Su marido y ella se habían conocido precisamente hablando por teléfono, digamos que sus voces se reconocieron y se gustaron, digamos que la voz es lo que llega más lejos de una persona, digamos que es como el espíritu y que aunque cambie, porque con el tiempo se vuelva más áspera, no llega a cambiar tanto como el cuerpo. Quizá por eso, lo que al final quedan en las casas y castillos embrujados son las voces de sus habitantes. Sin embargo, ahora preferimos no comprometernos con la voz y escribir mensajes. Y sobre esto, el por qué rehuimos ese etéreo contacto, habría mucho que decir. Pero será en otra ocasión, porque aún tenía que pasar por los grandes teléfonos negros de Crimen perfecto y los blancos de Confidencias de medianoche, que tapaban media cara del usuario, hasta entrar en una habitación en que se levantaban imponentes bloques metálicos con cables y palancas, sin los cuales nada era posible.

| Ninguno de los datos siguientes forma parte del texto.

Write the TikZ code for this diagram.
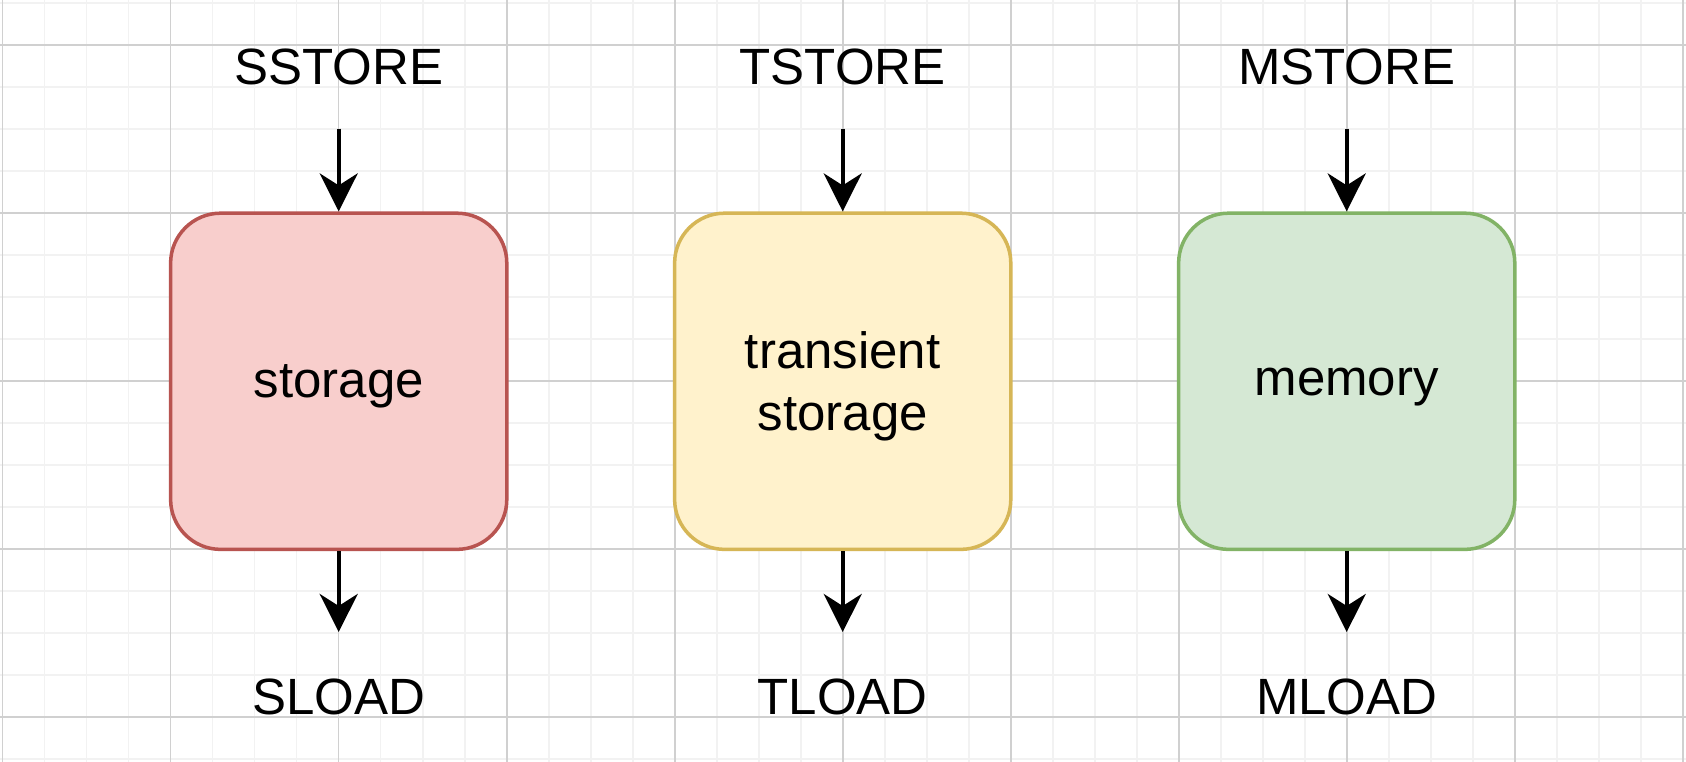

Fue espectacular comprobar cómo por una nimia llamada se ponía en movimiento todo un universo de piezas que iban chocando unas con otras. Y esto sucedía tanto si la llamada servía para salvar una vida como para cualquier tontería. Digamos que el universo es ajeno a lo que consideramos importante o no, y que nosotros somos ajenos al complejo engranaje que entra en funcionamiento con cualquier acción, con cualquier palabra, con cualquier mirada. He ahí el cambio climático como respuesta. Estamos acostumbrados a no ver la gran complicación que hay detrás de la vida. Si nos diésemos cuenta, quizá nos frenaríamos en este empeño por hacerla difícil y angustiosa. De hecho, en los modelos de central más modernos todo es más rápido, más fluido, más invisible, como si no pasara nada.